## begin Source data
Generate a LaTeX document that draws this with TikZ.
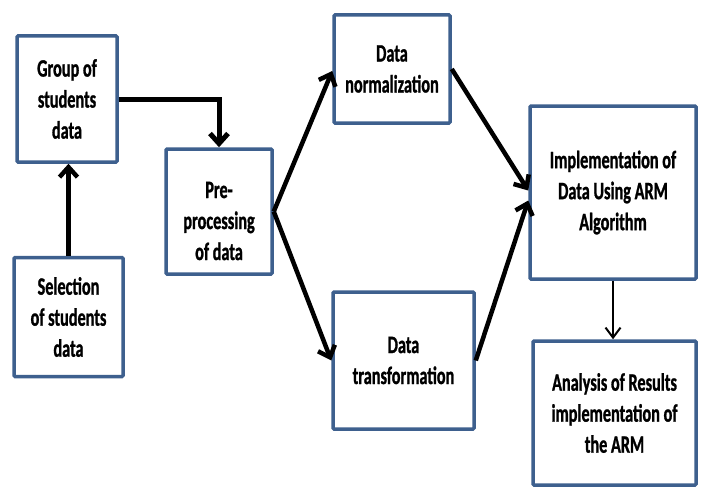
\documentclass[tikz,border=0pt]{standalone}
\usepackage{fontspec}
\newfontfamily\boxfont{Carlito}[FakeStretch=0.65,FakeBold=1]
\usetikzlibrary{arrows.meta}
\definecolor{boxblue}{RGB}{62,96,142}
\tikzset{
  box/.style={draw=boxblue, line width=3.5pt, fill=white, inner sep=0pt,
    rounded corners=1pt, align=center,
    font=\boxfont\bfseries\fontsize{25}{31}\selectfont},
  txt/.style={inner sep=0pt, align=center,
    font=\boxfont\bfseries\fontsize{25}{31}\selectfont},
  thickarrow/.style={draw=black, line width=4.5pt,
    -{Straight Barb[length=10pt,width=18pt]}},
  thinarrow/.style={draw=black, line width=2pt,
    -{Straight Barb[length=10pt,width=15pt]}}
}
\begin{document}
\begin{tikzpicture}[x=1pt,y=-1pt]
\useasboundingbox (0,0) rectangle (701,495);
\node[box, minimum width=100pt, minimum height=126pt] (group) at (67,99) {Group of\\students\\data};
\node[box, minimum width=109pt, minimum height=119pt] (sel) at (68.5,317) {Selection\\of students\\data};
\node[box, minimum width=106pt, minimum height=125pt] (pre) at (219,211.5) {};
\node[txt] (pretext) at (219,221) {Pre-\\processing\\of data};
\node[box, minimum width=116pt, minimum height=108pt] (norm) at (392,69) {Data\\normalization};
\node[box, minimum width=141pt, minimum height=137pt] (trans) at (403.5,360.5) {Data\\transformation};
\node[box, minimum width=166pt, minimum height=173pt] (impl) at (613,192.5) {Implementation of\\Data Using ARM\\Algorithm};
\node[box, minimum width=163pt, minimum height=144pt] (ana) at (614.5,413) {Analysis of Results\\implementation of\\the ARM};

\draw[thickarrow] (sel.north) -- (sel.north |- group.south);
\draw[thickarrow, line width=5pt] (group.east) -| (pre.north);
\draw[thickarrow] (pre.east) -- ([yshift=-2pt]norm.west);
\draw[thickarrow] (pre.east) -- (trans.west);
\draw[thickarrow] (norm.east) -- ([yshift=2pt]impl.west);
\draw[thickarrow] (trans.east) -- ([yshift=-8pt]impl.west);
\draw[thinarrow] (impl.south) -- (impl.south |- ana.north);
\end{tikzpicture}
\end{document}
## end Source data
- _Exercise requirements_: Without including any pictures, reproduce the listing exactly.

- _Solution below_:
Generate a LaTeX document that draws this with TikZ.
\documentclass[tikz,border=0pt]{standalone}
\usepackage{fontspec}
\newfontfamily\boxfont{Carlito}[FakeStretch=0.65,FakeBold=1]
\usetikzlibrary{arrows.meta}
\definecolor{boxblue}{RGB}{62,96,142}
\tikzset{
  box/.style={draw=boxblue, line width=3.5pt, fill=white, inner sep=0pt,
    rounded corners=1pt, align=center,
    font=\boxfont\bfseries\fontsize{25}{31}\selectfont},
  txt/.style={inner sep=0pt, align=center,
    font=\boxfont\bfseries\fontsize{25}{31}\selectfont},
  thickarrow/.style={draw=black, line width=4.5pt,
    -{Straight Barb[length=10pt,width=18pt]}},
  thinarrow/.style={draw=black, line width=2pt,
    -{Straight Barb[length=10pt,width=15pt]}}
}
\begin{document}
\begin{tikzpicture}[x=1pt,y=-1pt]
\useasboundingbox (0,0) rectangle (701,495);
\node[box, minimum width=100pt, minimum height=126pt] (group) at (67,99) {Group of\\students\\data};
\node[box, minimum width=109pt, minimum height=119pt] (sel) at (68.5,317) {Selection\\of students\\data};
\node[box, minimum width=106pt, minimum height=125pt] (pre) at (219,211.5) {};
\node[txt] (pretext) at (219,221) {Pre-\\processing\\of data};
\node[box, minimum width=116pt, minimum height=108pt] (norm) at (392,69) {Data\\normalization};
\node[box, minimum width=141pt, minimum height=137pt] (trans) at (403.5,360.5) {Data\\transformation};
\node[box, minimum width=166pt, minimum height=173pt] (impl) at (613,192.5) {Implementation of\\Data Using ARM\\Algorithm};
\node[box, minimum width=163pt, minimum height=144pt] (ana) at (614.5,413) {Analysis of Results\\implementation of\\the ARM};

\draw[thickarrow] (sel.north) -- (sel.north |- group.south);
\draw[thickarrow, line width=5pt] (group.east) -| (pre.north);
\draw[thickarrow] (pre.east) -- ([yshift=-2pt]norm.west);
\draw[thickarrow] (pre.east) -- (trans.west);
\draw[thickarrow] (norm.east) -- ([yshift=2pt]impl.west);
\draw[thickarrow] (trans.east) -- ([yshift=-8pt]impl.west);
\draw[thinarrow] (impl.south) -- (impl.south |- ana.north);
\end{tikzpicture}
\end{document}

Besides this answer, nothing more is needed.